Begin Dataset excerpts
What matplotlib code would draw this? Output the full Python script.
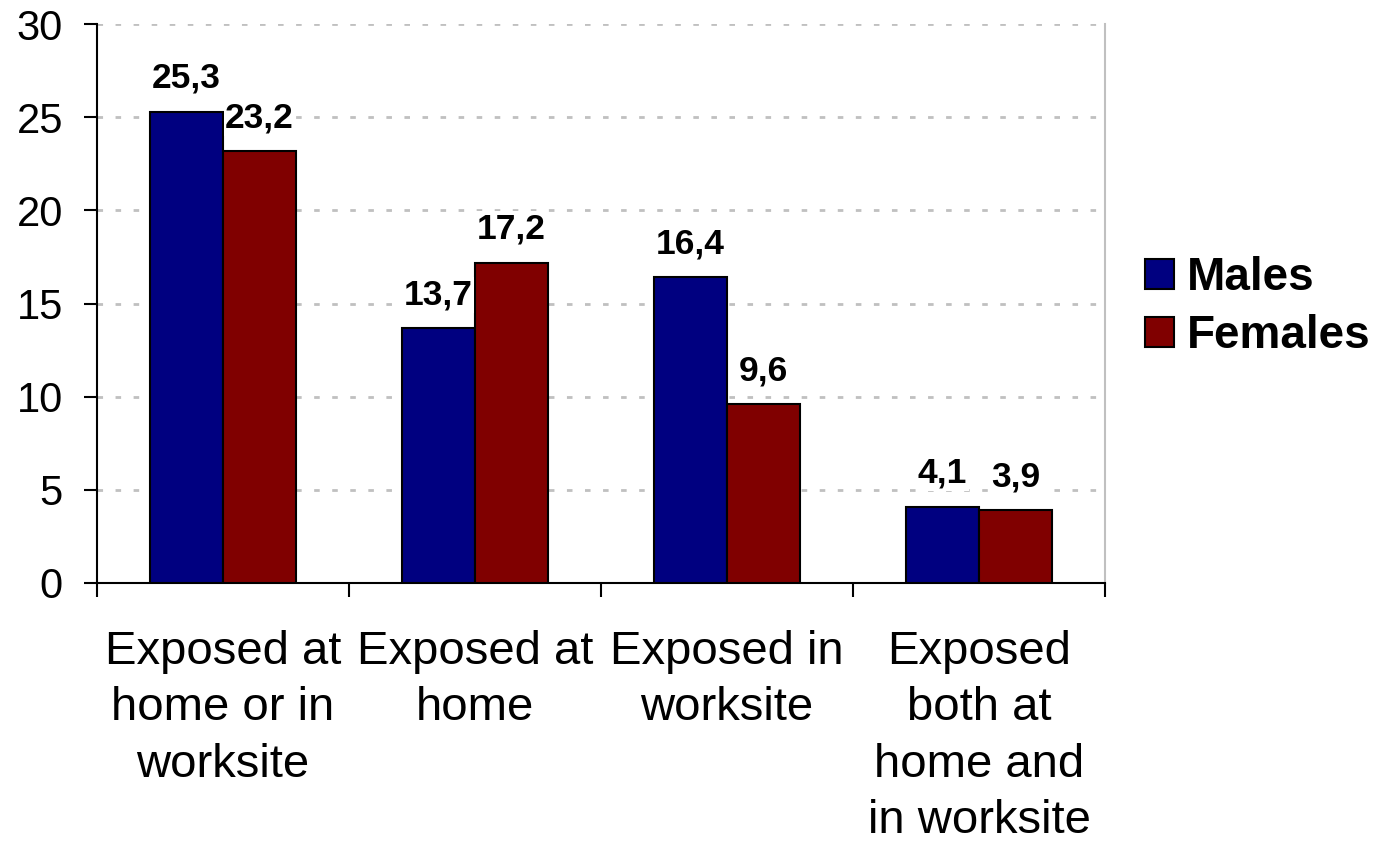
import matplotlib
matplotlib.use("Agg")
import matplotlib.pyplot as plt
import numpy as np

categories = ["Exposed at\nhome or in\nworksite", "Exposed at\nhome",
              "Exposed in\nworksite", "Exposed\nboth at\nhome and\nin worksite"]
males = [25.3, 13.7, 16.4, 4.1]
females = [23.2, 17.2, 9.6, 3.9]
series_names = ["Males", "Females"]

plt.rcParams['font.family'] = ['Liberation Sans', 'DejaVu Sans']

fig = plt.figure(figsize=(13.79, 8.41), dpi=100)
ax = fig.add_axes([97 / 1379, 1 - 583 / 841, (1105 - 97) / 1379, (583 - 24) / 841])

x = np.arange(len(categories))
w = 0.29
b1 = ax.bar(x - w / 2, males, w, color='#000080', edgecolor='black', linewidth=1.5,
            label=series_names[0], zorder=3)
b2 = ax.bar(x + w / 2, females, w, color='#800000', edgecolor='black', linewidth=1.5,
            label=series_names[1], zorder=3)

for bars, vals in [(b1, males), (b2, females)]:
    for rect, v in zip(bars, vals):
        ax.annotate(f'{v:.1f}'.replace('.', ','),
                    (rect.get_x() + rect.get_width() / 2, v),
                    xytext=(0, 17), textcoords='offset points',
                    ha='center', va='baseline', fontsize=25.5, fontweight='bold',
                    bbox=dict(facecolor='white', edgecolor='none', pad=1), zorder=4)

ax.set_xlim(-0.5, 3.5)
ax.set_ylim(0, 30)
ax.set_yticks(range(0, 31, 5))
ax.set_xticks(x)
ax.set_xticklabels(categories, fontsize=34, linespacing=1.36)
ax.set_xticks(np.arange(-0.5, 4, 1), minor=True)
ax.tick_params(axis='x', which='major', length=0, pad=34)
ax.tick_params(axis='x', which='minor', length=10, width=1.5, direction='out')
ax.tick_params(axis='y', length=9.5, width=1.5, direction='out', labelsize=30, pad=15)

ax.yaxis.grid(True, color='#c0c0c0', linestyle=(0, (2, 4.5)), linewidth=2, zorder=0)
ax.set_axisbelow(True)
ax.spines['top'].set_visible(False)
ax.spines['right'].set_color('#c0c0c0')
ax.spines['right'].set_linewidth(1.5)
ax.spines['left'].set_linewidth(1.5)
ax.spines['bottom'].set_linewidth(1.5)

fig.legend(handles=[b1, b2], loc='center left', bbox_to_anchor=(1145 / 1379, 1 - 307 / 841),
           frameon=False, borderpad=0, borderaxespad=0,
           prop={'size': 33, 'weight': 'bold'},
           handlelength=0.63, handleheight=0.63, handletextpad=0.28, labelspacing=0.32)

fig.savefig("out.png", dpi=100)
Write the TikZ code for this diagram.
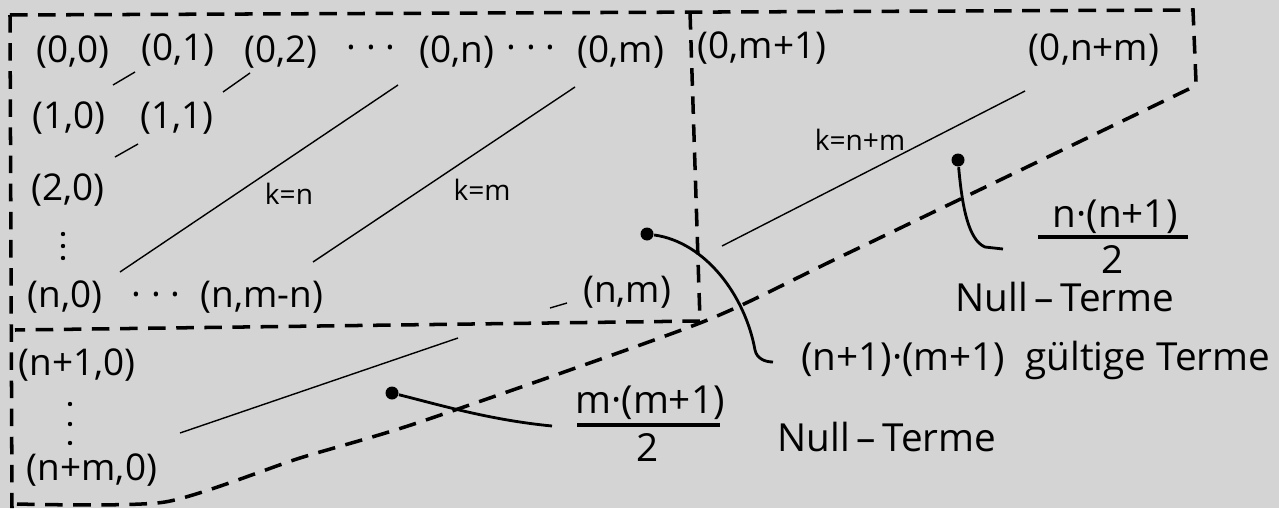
End Dataset excerpts
Transcribe the full listing above exactly as it stands, minus the pictures.

What matplotlib code would draw this? Output the full Python script.
import matplotlib
matplotlib.use("Agg")
import matplotlib.pyplot as plt
import numpy as np

categories = ["Exposed at\nhome or in\nworksite", "Exposed at\nhome",
              "Exposed in\nworksite", "Exposed\nboth at\nhome and\nin worksite"]
males = [25.3, 13.7, 16.4, 4.1]
females = [23.2, 17.2, 9.6, 3.9]
series_names = ["Males", "Females"]

plt.rcParams['font.family'] = ['Liberation Sans', 'DejaVu Sans']

fig = plt.figure(figsize=(13.79, 8.41), dpi=100)
ax = fig.add_axes([97 / 1379, 1 - 583 / 841, (1105 - 97) / 1379, (583 - 24) / 841])

x = np.arange(len(categories))
w = 0.29
b1 = ax.bar(x - w / 2, males, w, color='#000080', edgecolor='black', linewidth=1.5,
            label=series_names[0], zorder=3)
b2 = ax.bar(x + w / 2, females, w, color='#800000', edgecolor='black', linewidth=1.5,
            label=series_names[1], zorder=3)

for bars, vals in [(b1, males), (b2, females)]:
    for rect, v in zip(bars, vals):
        ax.annotate(f'{v:.1f}'.replace('.', ','),
                    (rect.get_x() + rect.get_width() / 2, v),
                    xytext=(0, 17), textcoords='offset points',
                    ha='center', va='baseline', fontsize=25.5, fontweight='bold',
                    bbox=dict(facecolor='white', edgecolor='none', pad=1), zorder=4)

ax.set_xlim(-0.5, 3.5)
ax.set_ylim(0, 30)
ax.set_yticks(range(0, 31, 5))
ax.set_xticks(x)
ax.set_xticklabels(categories, fontsize=34, linespacing=1.36)
ax.set_xticks(np.arange(-0.5, 4, 1), minor=True)
ax.tick_params(axis='x', which='major', length=0, pad=34)
ax.tick_params(axis='x', which='minor', length=10, width=1.5, direction='out')
ax.tick_params(axis='y', length=9.5, width=1.5, direction='out', labelsize=30, pad=15)

ax.yaxis.grid(True, color='#c0c0c0', linestyle=(0, (2, 4.5)), linewidth=2, zorder=0)
ax.set_axisbelow(True)
ax.spines['top'].set_visible(False)
ax.spines['right'].set_color('#c0c0c0')
ax.spines['right'].set_linewidth(1.5)
ax.spines['left'].set_linewidth(1.5)
ax.spines['bottom'].set_linewidth(1.5)

fig.legend(handles=[b1, b2], loc='center left', bbox_to_anchor=(1145 / 1379, 1 - 307 / 841),
           frameon=False, borderpad=0, borderaxespad=0,
           prop={'size': 33, 'weight': 'bold'},
           handlelength=0.63, handleheight=0.63, handletextpad=0.28, labelspacing=0.32)

fig.savefig("out.png", dpi=100)
Write the TikZ code for this diagram.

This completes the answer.